▶ [Instruction]:
Do not include the pictures; repeat the rest of the data exactly.

▶ [Working data]:
+++++
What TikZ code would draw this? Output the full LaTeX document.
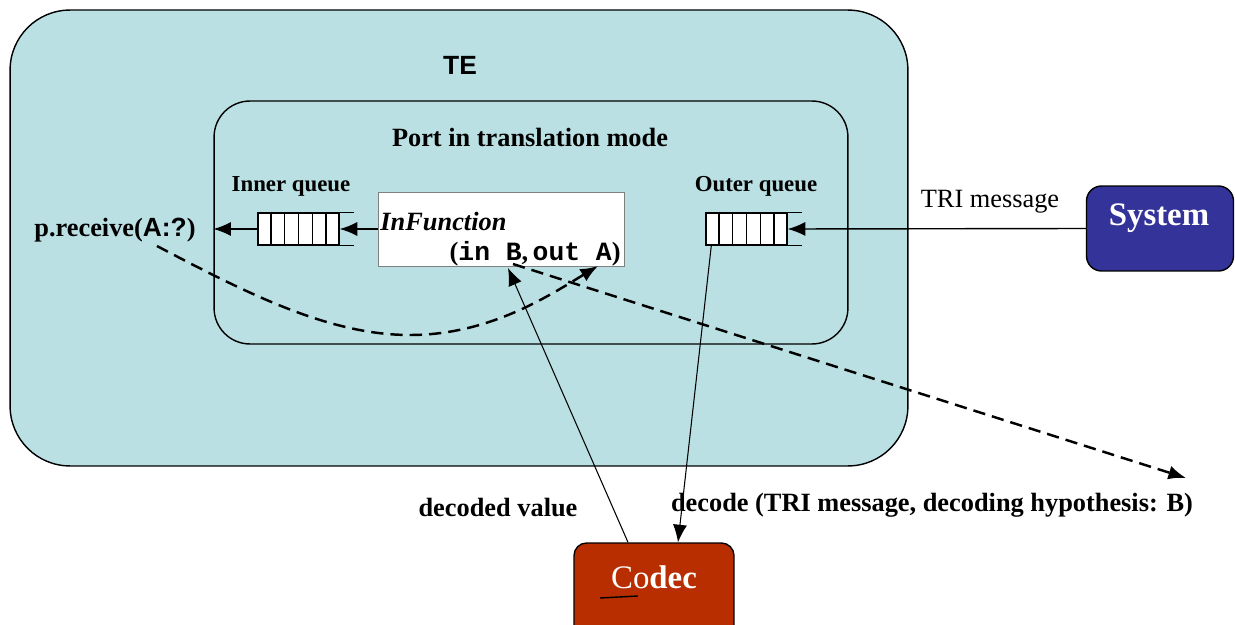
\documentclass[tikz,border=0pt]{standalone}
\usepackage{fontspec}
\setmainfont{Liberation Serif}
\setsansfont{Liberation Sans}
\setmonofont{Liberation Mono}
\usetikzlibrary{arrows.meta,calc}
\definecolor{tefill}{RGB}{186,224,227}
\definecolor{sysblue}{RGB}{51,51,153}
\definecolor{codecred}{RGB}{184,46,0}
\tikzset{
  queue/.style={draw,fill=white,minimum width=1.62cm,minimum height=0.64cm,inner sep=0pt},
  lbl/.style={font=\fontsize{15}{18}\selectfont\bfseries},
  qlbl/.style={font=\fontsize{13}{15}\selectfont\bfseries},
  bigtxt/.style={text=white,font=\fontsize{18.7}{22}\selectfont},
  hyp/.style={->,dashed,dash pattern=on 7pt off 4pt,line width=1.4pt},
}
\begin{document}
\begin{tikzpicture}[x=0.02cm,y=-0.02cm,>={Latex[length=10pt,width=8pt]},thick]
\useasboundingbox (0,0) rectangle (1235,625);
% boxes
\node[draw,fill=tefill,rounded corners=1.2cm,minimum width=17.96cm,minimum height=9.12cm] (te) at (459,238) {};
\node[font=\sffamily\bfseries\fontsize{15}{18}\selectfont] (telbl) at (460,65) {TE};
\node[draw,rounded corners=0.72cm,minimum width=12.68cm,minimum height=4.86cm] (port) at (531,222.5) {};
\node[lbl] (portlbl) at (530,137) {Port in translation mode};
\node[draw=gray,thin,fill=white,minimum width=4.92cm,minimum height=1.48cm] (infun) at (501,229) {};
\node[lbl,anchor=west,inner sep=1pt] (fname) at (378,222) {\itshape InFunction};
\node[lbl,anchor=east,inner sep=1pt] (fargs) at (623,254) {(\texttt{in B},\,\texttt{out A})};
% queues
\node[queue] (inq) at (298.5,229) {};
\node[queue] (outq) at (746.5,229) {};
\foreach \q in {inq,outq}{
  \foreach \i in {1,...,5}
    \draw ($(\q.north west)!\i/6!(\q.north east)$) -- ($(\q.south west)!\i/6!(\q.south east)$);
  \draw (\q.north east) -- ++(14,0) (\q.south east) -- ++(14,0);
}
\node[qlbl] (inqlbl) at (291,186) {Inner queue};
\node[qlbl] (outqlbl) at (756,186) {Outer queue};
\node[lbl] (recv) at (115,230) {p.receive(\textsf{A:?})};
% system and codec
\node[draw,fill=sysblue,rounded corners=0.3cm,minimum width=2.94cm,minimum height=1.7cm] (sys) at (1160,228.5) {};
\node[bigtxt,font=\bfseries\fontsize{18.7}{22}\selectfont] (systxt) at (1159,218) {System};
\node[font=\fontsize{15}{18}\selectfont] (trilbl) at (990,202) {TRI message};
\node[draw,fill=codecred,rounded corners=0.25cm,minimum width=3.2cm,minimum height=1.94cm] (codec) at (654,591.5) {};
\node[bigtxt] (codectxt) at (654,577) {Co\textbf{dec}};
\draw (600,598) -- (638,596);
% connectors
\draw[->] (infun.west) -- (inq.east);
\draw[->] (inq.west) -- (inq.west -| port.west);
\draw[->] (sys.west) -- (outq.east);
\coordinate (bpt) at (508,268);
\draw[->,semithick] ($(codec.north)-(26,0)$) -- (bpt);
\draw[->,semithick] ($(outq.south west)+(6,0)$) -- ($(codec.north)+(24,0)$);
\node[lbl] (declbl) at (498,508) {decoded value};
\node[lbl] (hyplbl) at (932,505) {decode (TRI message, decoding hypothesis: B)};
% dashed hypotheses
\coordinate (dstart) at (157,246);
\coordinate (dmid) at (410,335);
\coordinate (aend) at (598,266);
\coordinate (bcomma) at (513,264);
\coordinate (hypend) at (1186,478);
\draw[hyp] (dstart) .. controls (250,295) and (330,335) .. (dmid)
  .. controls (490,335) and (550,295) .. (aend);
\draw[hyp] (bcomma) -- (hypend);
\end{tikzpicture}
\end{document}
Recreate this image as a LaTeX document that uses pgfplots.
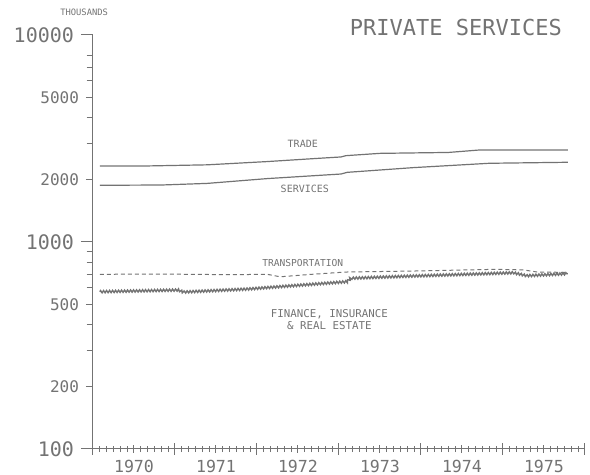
+++++
▶ [Complete response]:
What TikZ code would draw this? Output the full LaTeX document.
\documentclass[tikz,border=0pt]{standalone}
\usepackage{fontspec}
\setmainfont{Liberation Serif}
\setsansfont{Liberation Sans}
\setmonofont{Liberation Mono}
\usetikzlibrary{arrows.meta,calc}
\definecolor{tefill}{RGB}{186,224,227}
\definecolor{sysblue}{RGB}{51,51,153}
\definecolor{codecred}{RGB}{184,46,0}
\tikzset{
  queue/.style={draw,fill=white,minimum width=1.62cm,minimum height=0.64cm,inner sep=0pt},
  lbl/.style={font=\fontsize{15}{18}\selectfont\bfseries},
  qlbl/.style={font=\fontsize{13}{15}\selectfont\bfseries},
  bigtxt/.style={text=white,font=\fontsize{18.7}{22}\selectfont},
  hyp/.style={->,dashed,dash pattern=on 7pt off 4pt,line width=1.4pt},
}
\begin{document}
\begin{tikzpicture}[x=0.02cm,y=-0.02cm,>={Latex[length=10pt,width=8pt]},thick]
\useasboundingbox (0,0) rectangle (1235,625);
% boxes
\node[draw,fill=tefill,rounded corners=1.2cm,minimum width=17.96cm,minimum height=9.12cm] (te) at (459,238) {};
\node[font=\sffamily\bfseries\fontsize{15}{18}\selectfont] (telbl) at (460,65) {TE};
\node[draw,rounded corners=0.72cm,minimum width=12.68cm,minimum height=4.86cm] (port) at (531,222.5) {};
\node[lbl] (portlbl) at (530,137) {Port in translation mode};
\node[draw=gray,thin,fill=white,minimum width=4.92cm,minimum height=1.48cm] (infun) at (501,229) {};
\node[lbl,anchor=west,inner sep=1pt] (fname) at (378,222) {\itshape InFunction};
\node[lbl,anchor=east,inner sep=1pt] (fargs) at (623,254) {(\texttt{in B},\,\texttt{out A})};
% queues
\node[queue] (inq) at (298.5,229) {};
\node[queue] (outq) at (746.5,229) {};
\foreach \q in {inq,outq}{
  \foreach \i in {1,...,5}
    \draw ($(\q.north west)!\i/6!(\q.north east)$) -- ($(\q.south west)!\i/6!(\q.south east)$);
  \draw (\q.north east) -- ++(14,0) (\q.south east) -- ++(14,0);
}
\node[qlbl] (inqlbl) at (291,186) {Inner queue};
\node[qlbl] (outqlbl) at (756,186) {Outer queue};
\node[lbl] (recv) at (115,230) {p.receive(\textsf{A:?})};
% system and codec
\node[draw,fill=sysblue,rounded corners=0.3cm,minimum width=2.94cm,minimum height=1.7cm] (sys) at (1160,228.5) {};
\node[bigtxt,font=\bfseries\fontsize{18.7}{22}\selectfont] (systxt) at (1159,218) {System};
\node[font=\fontsize{15}{18}\selectfont] (trilbl) at (990,202) {TRI message};
\node[draw,fill=codecred,rounded corners=0.25cm,minimum width=3.2cm,minimum height=1.94cm] (codec) at (654,591.5) {};
\node[bigtxt] (codectxt) at (654,577) {Co\textbf{dec}};
\draw (600,598) -- (638,596);
% connectors
\draw[->] (infun.west) -- (inq.east);
\draw[->] (inq.west) -- (inq.west -| port.west);
\draw[->] (sys.west) -- (outq.east);
\coordinate (bpt) at (508,268);
\draw[->,semithick] ($(codec.north)-(26,0)$) -- (bpt);
\draw[->,semithick] ($(outq.south west)+(6,0)$) -- ($(codec.north)+(24,0)$);
\node[lbl] (declbl) at (498,508) {decoded value};
\node[lbl] (hyplbl) at (932,505) {decode (TRI message, decoding hypothesis: B)};
% dashed hypotheses
\coordinate (dstart) at (157,246);
\coordinate (dmid) at (410,335);
\coordinate (aend) at (598,266);
\coordinate (bcomma) at (513,264);
\coordinate (hypend) at (1186,478);
\draw[hyp] (dstart) .. controls (250,295) and (330,335) .. (dmid)
  .. controls (490,335) and (550,295) .. (aend);
\draw[hyp] (bcomma) -- (hypend);
\end{tikzpicture}
\end{document}
Recreate this image as a LaTeX document that uses pgfplots.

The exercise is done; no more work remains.